Childcare and OpRA: A day can be a long time for childcare
Mixed messages about the cut-off date for employer-supported childcare schemes has created confusion for employers over which employees are eligible for this tax relief.
When the tax exemption for employer supported childcare was introduced in 2005, the phrase ‘salary sacrifice’ had connotations of taking a pay cut due to company cash flow issues. That is, not something you’d jump at.
In the intervening 14 years a benefits’ industry has grown up utilising various tax exemptions available for benefits in kind, and childcare, generally given in the form of childcare vouchers, has remained by far the most popular salary sacrifice – until now.
The closure of employer-supported childcare schemes to new joiners was first announced in 2014, to take effect in late 2015, but it finally came into effect at the start of October 2018.
The delay was a result of a legal challenge around the tendering process for the IT contract to run the new tax free childcare accounts and then, ironically, problems with that new IT system.
This closure process has been mired in confusion. Firstly, this has been due to imprecise wording around the employee’s eligibility date for joining an employer supported childcare scheme.
Secondly, when the salary sacrifice agreement needs to be in place to make it effective scheme. There are two important concepts to salary sacrifice for employer supported childcare; eligibility and the effectiveness of the sacrifice.
The legislation (ITEPA 2003 ss270AA and 318AZA) requires the employee to meet three conditions to be eligible to join, or remain in employer-supported childcare:
She was employed by her employer before the relevant day and has not ceased to be employed by that employer on or after that day.
She has been in receipt of employer-supported childcare at least once in a period of 52 weeks ending on or after the relevant day.
She has not given her employer a 'childcare account notice' to say that she no longer wants to receive employer-supported childcare, so that she or her partner can open a tax-free childcare account.
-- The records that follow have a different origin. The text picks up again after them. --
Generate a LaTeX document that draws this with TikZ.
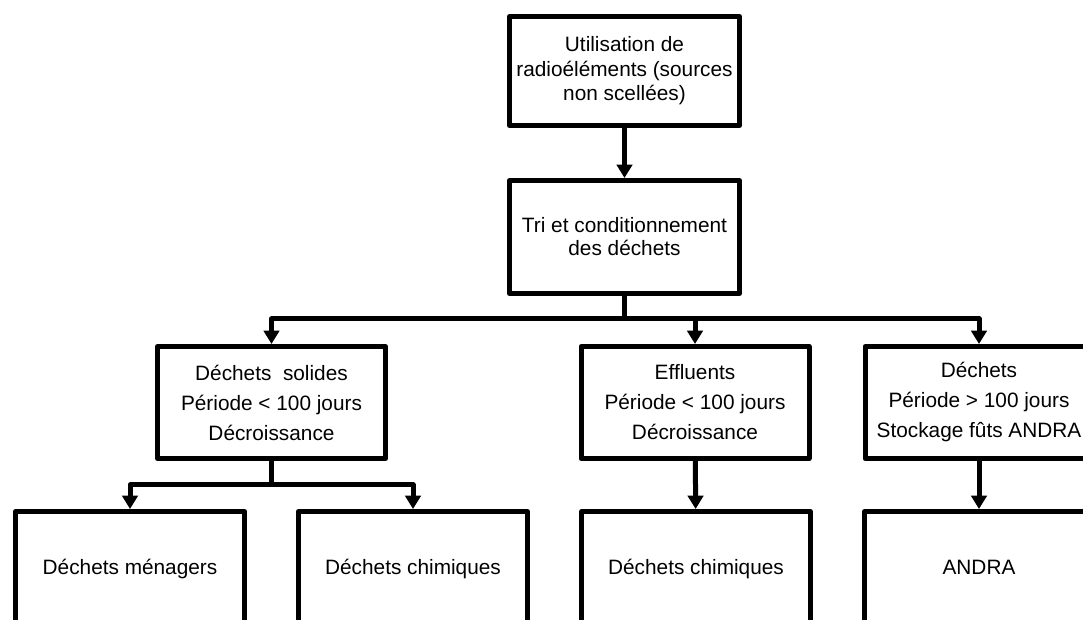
\documentclass[tikz,border=0pt]{standalone}
\usepackage{fontspec}
\setmainfont{Liberation Sans}
\usetikzlibrary{arrows.meta}
\usetikzlibrary{positioning}

\begin{document}
\begin{tikzpicture}[x=0.75pt,y=-0.75pt,every node/.style={draw,line width=3.75pt,line join=round,align=center,inner sep=0pt,font=\fontsize{15.6}{18.4}\selectfont},
  wide/.style={font=\fontsize{15.6}{22.5}\selectfont,minimum width=171pt,minimum height=84pt},
  low/.style={minimum width=171.75pt,minimum height=84.75pt,text height=10.5pt,text depth=0pt},
  link/.style={line width=3.75pt,line join=round},
  arr/.style={link,-{Triangle[length=10pt,width=11.5pt]}}]
  \useasboundingbox (0,0) rectangle (1083,620);
  \clip (0,0) rectangle (1083,620);
  \node (use) at (624.5,71)[minimum width=172.5pt,minimum height=81.75pt]{Utilisation de\\radioéléments (sources\\non scellées)};
  \node[below=37.5pt of use,minimum width=172.5pt,minimum height=84.75pt,font=\fontsize{15.6}{17.3}\selectfont](tri){Tri et conditionnement\\des déchets};

  \node (solid) at (271.5,402.5)[wide]{Déchets~~solides\\Période < 100 jours\\Décroissance};
  \node (effl) at (695,402.5)[wide]{Effluents\\Période < 100 jours\\Décroissance};
  \node (stock) at (979,402.5)[wide]{Déchets\\Période > 100 jours\\Stockage fûts ANDRA};

  \node (men) at (130,568)[low]{Déchets ménagers};
  \node[right=36.75pt of men,low](chim){Déchets chimiques};
  \node (chimb) at (696,568)[low]{Déchets chimiques};
  \node (andra) at (979,568)[low]{ANDRA};

  \coordinate (s1) at (624.5,319);
  \coordinate (s2) at (271.5,485);
  \draw[arr](use)--(tri);
  \draw[link](tri)--(s1);
  \draw[arr](s1)-|(solid);
  \draw[arr](s1)-|(stock);
  \draw[arr](s1 -| effl)--(effl);
  \draw[link](solid)--(s2);
  \draw[arr](s2)-|(men);
  \draw[arr](s2)-|(chim);
  \draw[arr](effl)--(chimb);
  \draw[arr](stock)--(andra);
\end{tikzpicture}
\end{document}
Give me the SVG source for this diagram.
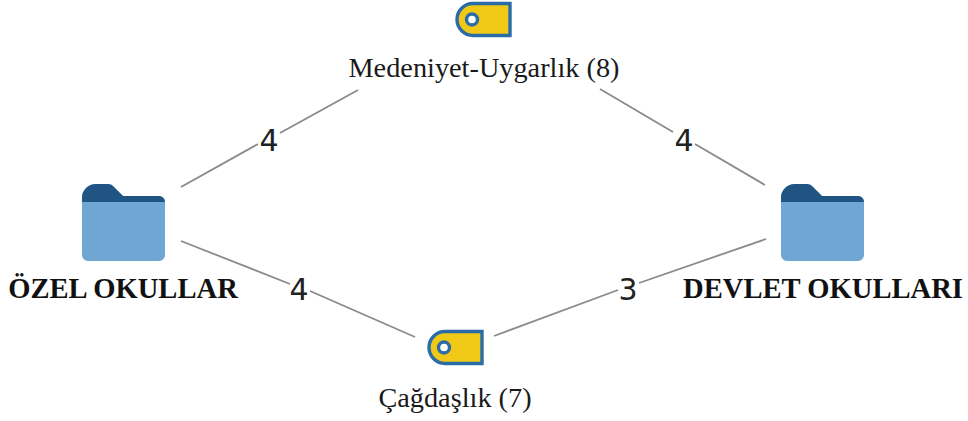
<svg xmlns="http://www.w3.org/2000/svg" width="968" height="421" viewBox="0 0 968 421">
<defs>
<g id="folder">
<path d="M0 10V71a6 6 0 0 0 6 6H77a6 6 0 0 0 6-6V18a6 6 0 0 0-6-6H41L32 3a8 8 0 0 0-6-3H14A14 14 0 0 0 0 14Z" fill="#6fa6d4"/>
<path d="M0 18V14A14 14 0 0 1 14 0H26a8 8 0 0 1 6 3L41 12H77a6 6 0 0 1 6 6Z" fill="#1f5483"/>
</g>
<g id="tag">
<path d="M54 1.500V33.500H17A16 16 0 0 1 17 1.500Z" fill="#f0c816" stroke="#2a6ca8" stroke-width="3.400"/>
<circle cx="16" cy="17.500" r="5.500" fill="#fff" stroke="#2a6ca8" stroke-width="3.400"/>
</g>
</defs>
<style>
.e{stroke:#8a8a8a;stroke-width:1.800;fill:none}
.n{font-family:"Liberation Serif",serif;font-size:28.300px;fill:#1a1a1a;text-anchor:middle}
.b{font-weight:700;fill:#111;font-size:28.600px}
.w{font-family:"DejaVu Sans",sans-serif;font-size:30px;fill:#222;text-anchor:middle}
</style>
<g id="connectors">
<path class="e" d="M181 187 L258 144M280 133 L358 90"/>
<path class="e" d="M765 185 L695 144M673 132 L600 89"/>
<path class="e" d="M181 241 L290 284M310 291 L415 337"/>
<path class="e" d="M766 239 L639 283M618 290 L494 336"/>
<text class="w" x="269" y="151">4</text>
<text class="w" x="684" y="151">4</text>
<text class="w" x="299" y="300">4</text>
<text class="w" x="628" y="300">3</text>
</g>
<g id="node-medeniyet"><use href="#tag" x="456" y="2"/><text class="n" x="484" y="77">Medeniyet-Uygarlık (8)</text></g>
<g id="node-cagdaslik"><use href="#tag" x="428" y="330"/><text class="n" x="455" y="407">Çağdaşlık (7)</text></g>
<g id="node-ozel"><use href="#folder" x="82" y="184"/><text class="n b" x="123" y="298">ÖZEL OKULLAR</text></g>
<g id="node-devlet"><use href="#folder" x="781" y="184"/><text class="n b" x="823" y="298">DEVLET OKULLARI</text></g>
</svg>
The employee may be male or female.
The relevant day is set as 4 October 2018 (SI 2018/462) and hence the employee had to be in employment on 3 October 2018.
Different dates have been published over the last two weeks in respect of eligibility. For example, page 7 of October 2018 Employer Bulletin says that childcare voucher schemes and directly contracted childcare “closed to new applicants on 4 October 2018”.
Whilst this additional day of eligibility is welcome, it’s important that employers and tax agents are aware that this date is not in line with the legislation.
It would be sensible to retain evidence of official communications that indicate that the deadline for starting employment is 4 October 2018 (per the Employer Bulletin) rather than 3 October 2018 (per the legislation).
This is not new. Since the tax exemption for employer supported childcare was introduced, in order to remain a member of an employer supported childcare scheme, the employee must receive support for eligible childcare for at least one tax week in any 52-week period.
An employee who is engaged on the 3rd or 4th October (depending on your interpretation of the legislation) is eligible to remain a member as long as they receive childcare support in at least one week in the 52 weeks that run from their eligibility date.
Employers who have chosen to withdraw childcare support at the start of maternity leave as a result of the case: Peninsula Business Services v Donaldson (UKEAT/0249/15/DM) ruling, need to be mindful of when childcare support needs to restart in order for the employee to retain eligibility.
Childcare account notice
A childcare account notice is not a physical HMRC form, it is simply the requirement for an employee to tell their employer in writing within 90 days of setting up a joint online childcare account for tax-free childcare, that they have done so and can no longer receive employer-supported childcare.
salary sacrifice agreement
To be effective in saving tax and NI for the employee and employer, there must be a salary sacrifice agreement (aka optional remuneration agreement: OpRA) in place, that provides the eligible employee to receive tax-exempt employer-supported childcare.
HMRC updated their salary sacrifice guidance on 9 October 2018 and amended it the same day to follow the wording in the Ocotber 2018 edition of the Employer Bulletin.
Initially this guidance referred to eligibility for employer-supported childcare as being before 4 October (in line with legislation). The latest version reads: “childcare vouchers and directly contracted employer provided childcare that started on or before 4 October 2018”.
The salary sacrifice guidance is silent on when the contract change must be in place for there to be an effective sacrifice in respect of newly eligible employees, but further clues are found in the Employment Income Manual (EIM).
In relation to the contract change the EIM says: “In practice this means that the employee who is entering into a salary sacrifice arrangement must agree to vary the employment contract well in advance of the date when the first payment under the new arrangement is due to be made.”
Whilst the cautious employer would get the contract change signed before the start of the pay period that includes 4 October 2018, following this guidance would mean that as long as the contract amendment was signed before payday it would be a valid variation, as long as the employee gives up the right to remuneration before it is received.
At present, HMRC seem content that eligibility is extended to those who were employees on 4 October 2018, as well as those who were employees before.
It is vital that employees receive employer-supported childcare at least once in a 52-week period to retain eligibility.
The salary sacrifice contract change simply needs to be in place ahead of the pay day for the period that includes 4 October 2018, so pay is given up before it is received.